--- start ---

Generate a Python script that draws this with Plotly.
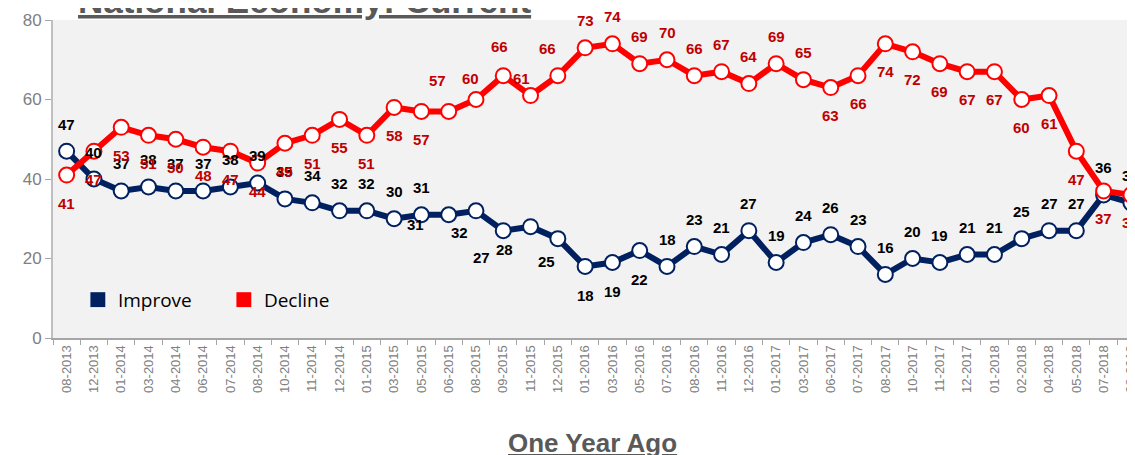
import plotly.graph_objects as go

categories = ["08-2013", "12-2013", "01-2014", "03-2014", "04-2014", "06-2014", "07-2014", "08-2014",
              "10-2014", "11-2014", "12-2014", "01-2015", "03-2015", "05-2015", "06-2015", "08-2015",
              "09-2015", "11-2015", "12-2015", "01-2016", "03-2016", "05-2016", "07-2016", "08-2016",
              "11-2016", "12-2016", "01-2017", "03-2017", "06-2017", "07-2017", "08-2017", "10-2017",
              "11-2017", "12-2017", "01-2018", "02-2018", "04-2018", "05-2018", "07-2018", "08-2018"]

improve = [47, 40, 37, 38, 37, 37, 38, 39, 35, 34, 32, 32, 30, 31, 31, 32, 27, 28, 25, 18,
           19, 22, 18, 23, 21, 27, 19, 24, 26, 23, 16, 20, 19, 21, 21, 25, 27, 27, 36, 34]

decline = [41, 47, 53, 51, 50, 48, 47, 44, 49, 51, 55, 51, 58, 57, 57, 60, 66, 61, 66, 73,
           74, 69, 70, 66, 67, 64, 69, 65, 63, 66, 74, 72, 69, 67, 67, 60, 61, 47, 37, 36]

y_ticks = [0, 20, 40, 60, 80]

# label offsets in screen pixels (dx right, dy down) -- styling only
imp_dx = [0] * 40
imp_dy = [-27] * 40
for i, (dx, dy) in {14: (-33, 10), 15: (-16, 22), 16: (-22, 27), 17: (-26, 23), 18: (-11, 23),
                    19: (0, 29), 20: (0, 29), 21: (0, 29)}.items():
    imp_dx[i], imp_dy[i] = dx, dy

dec_dx = [0] * 40
dec_dy = [28] * 40
for i in range(14, 28):
    dec_dy[i] = -27
for i, (dx, dy) in {14: (-11, -31), 15: (-5, -21), 16: (-4, -29), 17: (-9, -17), 18: (-10, -27)}.items():
    dec_dx[i], dec_dy[i] = dx, dy

NAVY = "#002060"
RED = "#FF0000"
DARKRED = "#C00000"
FONT = "Liberation Sans, Arial, sans-serif"

# the page body has an 8px default margin; figure size/margins compensate for it
W, H = 1127, 447
ML, MT, MB = 45, 12, 117
PW = W - ML

fig = go.Figure()

fig.add_trace(go.Scatter(
    x=categories, y=improve, mode="lines+markers", showlegend=False,
    line=dict(color=NAVY, width=6),
    marker=dict(symbol="circle", size=15, color="white", line=dict(color=NAVY, width=2)),
    cliponaxis=False,
))
fig.add_trace(go.Scatter(
    x=categories, y=decline, mode="lines+markers", showlegend=False,
    line=dict(color=RED, width=6),
    marker=dict(symbol="circle", size=15, color="white", line=dict(color=RED, width=2)),
    cliponaxis=False,
))

# legend entries
fig.add_trace(go.Scatter(x=[None], y=[None], mode="markers", name="Improve",
                         marker=dict(symbol="square", size=16, color=NAVY, line=dict(color="white", width=1))))
fig.add_trace(go.Scatter(x=[None], y=[None], mode="markers", name="Decline",
                         marker=dict(symbol="square", size=16, color=RED, line=dict(color="white", width=1))))

annotations = []
for c, v, dx, dy in zip(categories, improve, imp_dx, imp_dy):
    annotations.append(dict(x=c, y=v, xref="x", yref="y", text=f"<b>{v}</b>", showarrow=False,
                            xshift=dx, yshift=-dy, font=dict(family=FONT, size=15, color="black")))
for c, v, dx, dy in zip(categories, decline, dec_dx, dec_dy):
    annotations.append(dict(x=c, y=v, xref="x", yref="y", text=f"<b>{v}</b>", showarrow=False,
                            xshift=dx, yshift=-dy, font=dict(family=FONT, size=15, color=DARKRED)))

annotations.append(dict(x=(304 - 53) / PW, y=1, xref="paper", yref="paper", xanchor="center",
                        yanchor="bottom", yshift=-2, showarrow=False,
                        text="<b><u>National Economy: Current</u></b>",
                        font=dict(family=FONT, size=35, color="#595959")))
annotations.append(dict(x=(592 - 53) / PW, y=0, xref="paper", yref="paper", xanchor="center",
                        yanchor="middle", yshift=-105, showarrow=False,
                        text="<b><u>One Year Ago</u></b>",
                        font=dict(family=FONT, size=26, color="#595959")))

fig.update_layout(
    width=W, height=H,
    margin=dict(l=ML, r=0, t=MT, b=MB, pad=0),
    plot_bgcolor="#F2F2F2", paper_bgcolor="white",
    annotations=annotations,
    legend=dict(orientation="h", x=0.023, y=0.12, xanchor="left", yanchor="middle",
                bgcolor="rgba(0,0,0,0)", font=dict(family="Open Sans, sans-serif", size=19, color="black"),
                entrywidth=101, entrywidthmode="pixels", itemsizing="trace"),
    xaxis=dict(type="category", range=[-0.5, 39.15], tickangle=-90, ticks="outside", tickson="boundaries",
               ticklen=5, tickcolor="#A6A6A6", showline=True, linecolor="#A6A6A6", linewidth=2,
               showgrid=False, zeroline=False, automargin=False,
               tickfont=dict(family=FONT, size=13, color="#808080")),
    yaxis=dict(range=[0, 80], tickvals=y_ticks, ticks="outside", ticklen=6, tickcolor="#A6A6A6",
               showline=True, linecolor="#BFBFBF", linewidth=2, showgrid=False, zeroline=False,
               automargin=False,
               tickfont=dict(family=FONT, size=17, color="#808080")),
)

fig.write_html("out.html")
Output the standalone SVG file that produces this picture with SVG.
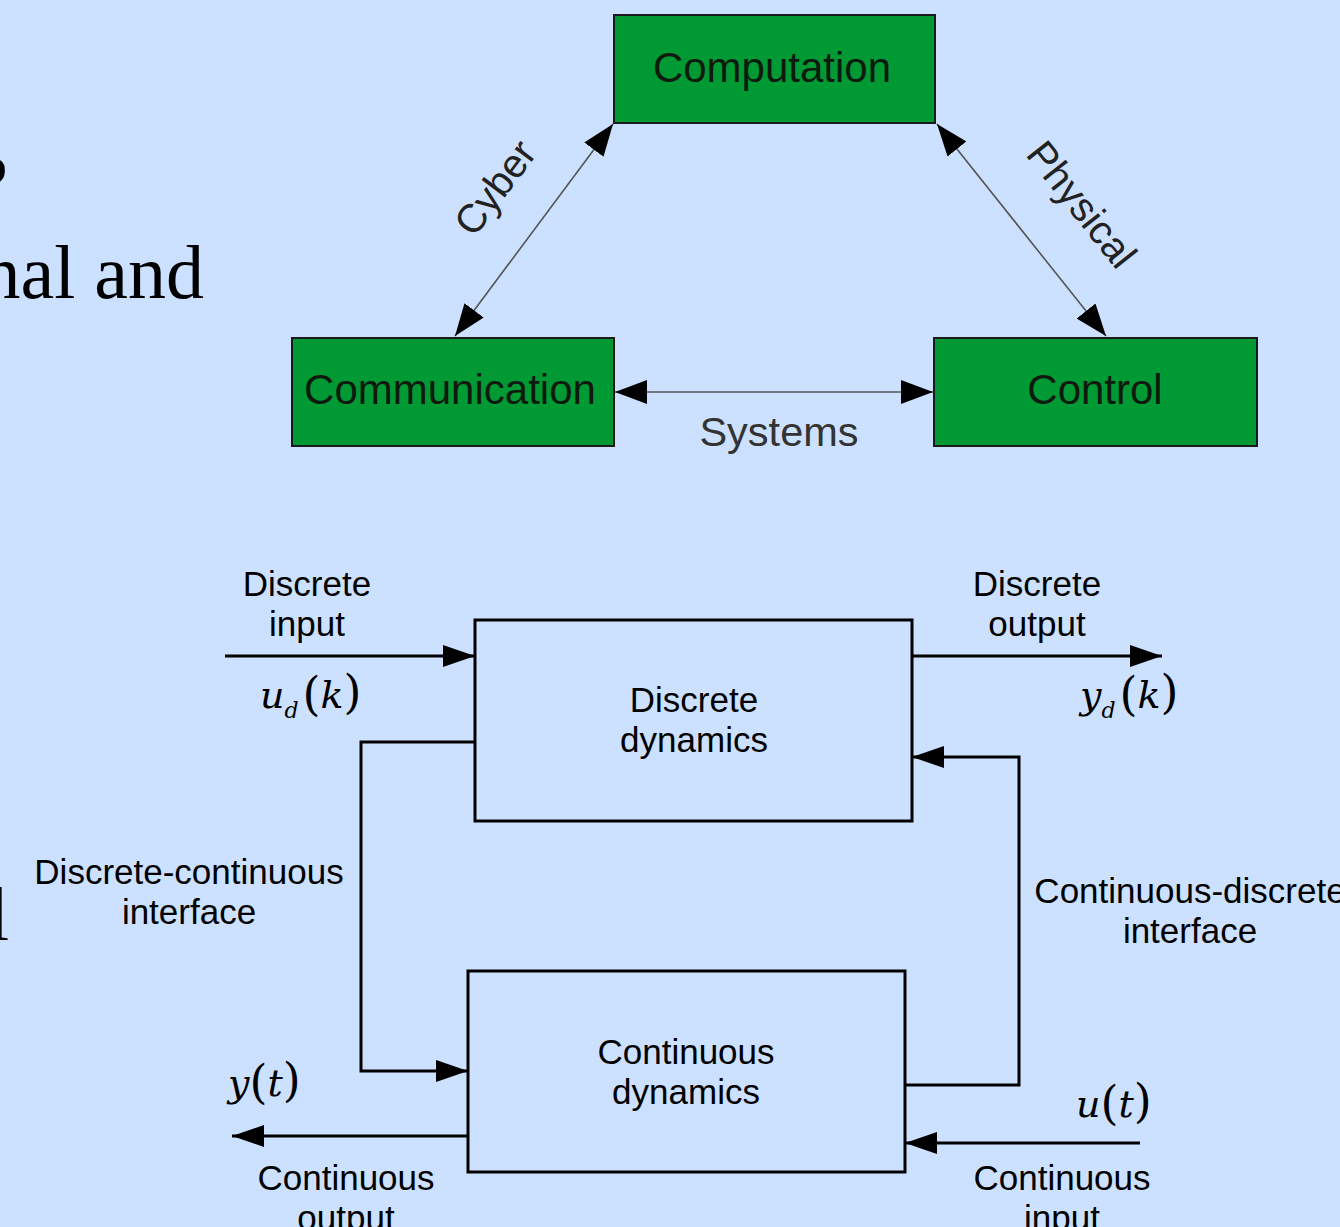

--- end ---

Take the material above from its first line through the line holding "import plotly.graph_objects as go" and set it down exactly, without the pictures.

Generate a Python script that draws this with Plotly.
import plotly.graph_objects as go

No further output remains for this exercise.